Um, yeah? Of course they are. Of course the pretense of civility in this country is a fraud. As is the feigned shock and horror at this violation of our norms of good behaviour and decorum, and the exposed troll’s tired I’m-the-real-victim-here act.

Which brings me to Surprise #2: The obvious nervousness of these trolls at being discovered, and their not-very-convincing attempts to cover up that nervousness.

You would assume that someone who is so moved to despair by the rising tide of US-style white supremacy in this country that they would- gasp- be rude online IN CANADA would be proud to do so under their own name. The excuse they usually give is that it would have adverse consequences for their job if they were ever discovered, and in Mr. Zod’s case, there does seem to be at least some obviously-rarely-observed statute at his former place of employment preventing him from doing what he did, which is why he prudently resigned before committing himself to trollery full-time. Suuuuuure.

The last fellow who made being rude online to Conservatives into a life mission was Robert PJ Day, aka Canadian Cynic. You can read more on Mr. Day’s exploits here and here, if you’ve got nothing better to do. The players change, but the game remains the same, other than the fact that Cynic wasn’t ever so much as rumoured to be a public servant.

Then, as now, all the respectable people on both sides turned their nose up at the dirty business of exposing Cynic’s real identity despite a lot of private backslapping and acclaim. Then, as now, nobody would actually stoop to defend either the doxxers or the doxxed, but were happy to attack the coverage, or burnish conspiracy theories about who knew what and why about the wretched troll in question.
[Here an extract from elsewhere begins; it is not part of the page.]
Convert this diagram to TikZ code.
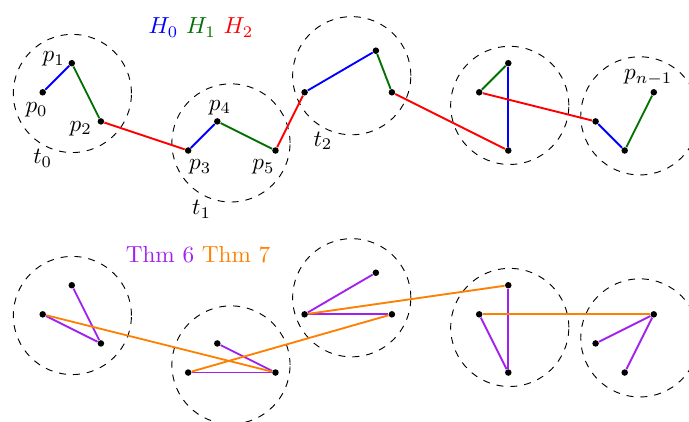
\documentclass[tikz,border=0pt]{standalone}
\definecolor{hgreen}{RGB}{0,112,0}
\definecolor{thmsix}{RGB}{160,32,240}
\tikzset{
  dot/.style={circle,fill=black,inner sep=0pt,minimum size=2.8pt},
  ball/.style={dashed},
  link/.style={thick}
}
\begin{document}
\begin{tikzpicture}[x=0.44cm,y=0.44cm]
\useasboundingbox (-1.467,-11.30) rectangle (22.21,3.172);
% the same points in both rows
\foreach \i/\x/\y in {0/0/0,1/1/1,2/2/-1,3/5/-2,4/6/-1,5/8/-2,6/9/0,7/11.45/1.43,
  8/12/0,9/16/-2,10/16/1,11/15/0,12/19/-1,13/20/-2,14/21/0}{
  \node[dot] (p\i) at (\x,\y) {};
  \node[dot] (q\i) at (\x,\y-7.63) {};
}
% balls
\foreach \cx/\cy in {1.02/-0.04,6.47/-1.74,10.62/0.57,16.05/-0.45,20.52/-0.81}{
  \draw[ball] (\cx,\cy) circle (2.03);
  \draw[ball] (\cx,\cy-7.63) circle (2.03);
}
% top row: path coloured by H_0, H_1, H_2
\foreach \i/\j/\c in {0/1/blue,1/2/hgreen,2/3/red,3/4/blue,4/5/hgreen,5/6/red,
  6/7/blue,7/8/hgreen,8/9/red,9/10/blue,10/11/hgreen,11/12/red,12/13/blue,13/14/hgreen}
  \draw[link,\c] (p\i) -- (p\j);
% bottom row
\foreach \i/\j in {0/2,1/2,4/5,3/5,6/7,6/8,10/9,11/9,14/12,14/13}
  \draw[link,thmsix] (q\i) -- (q\j);
\foreach \i/\j in {0/5,3/8,6/10,11/14}
  \draw[link,orange] (q\i) -- (q\j);
% labels
\node (l0) at (-0.21,-0.61) {$p_0$};
\node (l1) at (0.38,1.14) {$p_1$};
\node (l2) at (1.31,-1.24) {$p_2$};
\node (l3) at (5.41,-2.56) {$p_3$};
\node (l4) at (6.09,-0.52) {$p_4$};
\node (l5) at (7.59,-2.56) {$p_5$};
\node (ln) at (20.81,0.51) {$p_{n-1}$};
\node (t0) at (0.0,-2.27) {$t_0$};
\node (t1) at (5.46,-4.02) {$t_1$};
\node (t2) at (9.63,-1.67) {$t_2$};
\node (hkey) at (5.44,2.23) {\textcolor{blue}{$H_0$} \textcolor{hgreen}{$H_1$} \textcolor{red}{$H_2$}};
\node (thmkey) at (5.34,-5.58) {\textcolor{thmsix}{Thm 6} \textcolor{orange}{Thm 7}};
\end{tikzpicture}
\end{document}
Here’s the thing about these keyboard warriors and the tears being shed over their rights and safety today: They operate under the assumption that they have some right or duty to be vile online, and that any consequences they endure for being vile, be it people not wanting to associate with them or actual job loss (not that that’s ever definitively happened before) is proof of THE MAN holding them down. They’re speaking truth to power, dammit, and they shouldn’t need to be anonymous, except for that invisible group of powerful people with an agenda who want them silenced.
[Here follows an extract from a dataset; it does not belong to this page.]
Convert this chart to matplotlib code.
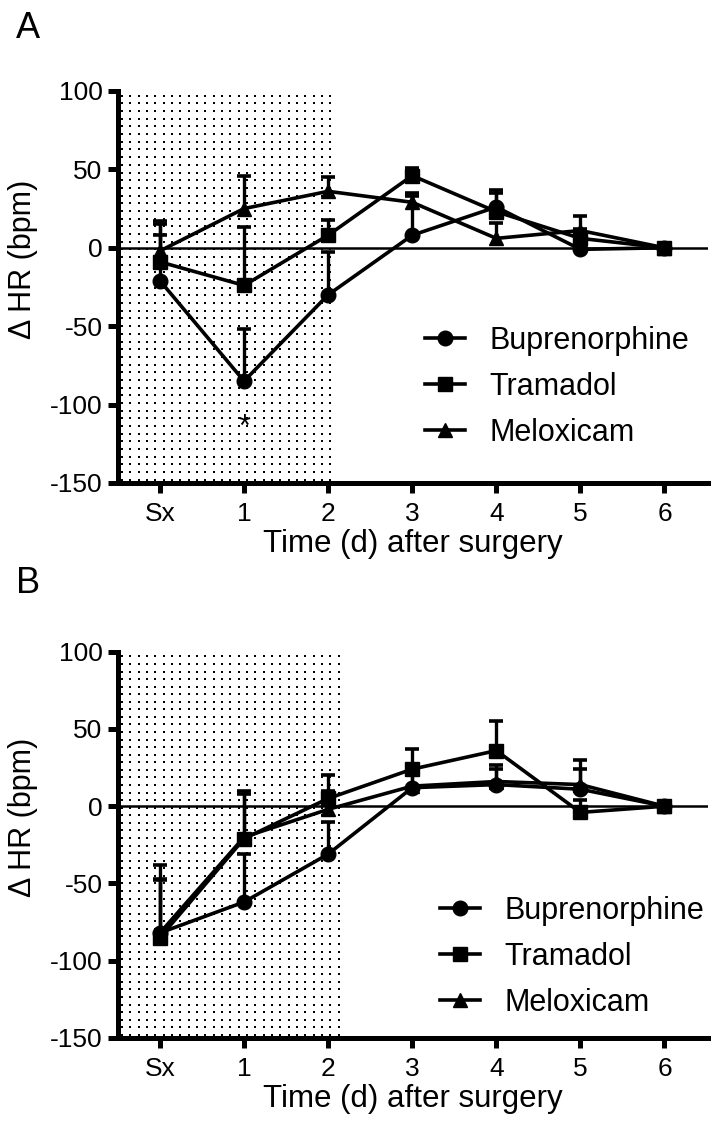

And we would be able to dismiss this conspirazoid nonsense as what it is except—to return to Issue #1—senators and journalists and MP’s actually DO spend time worrying about what these people write about them!!

So—and I say this as someone who thought, at one time, exposing these trolls would do something to reduce the problem—the answer is not doxxing them. It is, in fact, accepting that this sort of vitriol is an unpleasant part of the discourse—yes, even in Canada.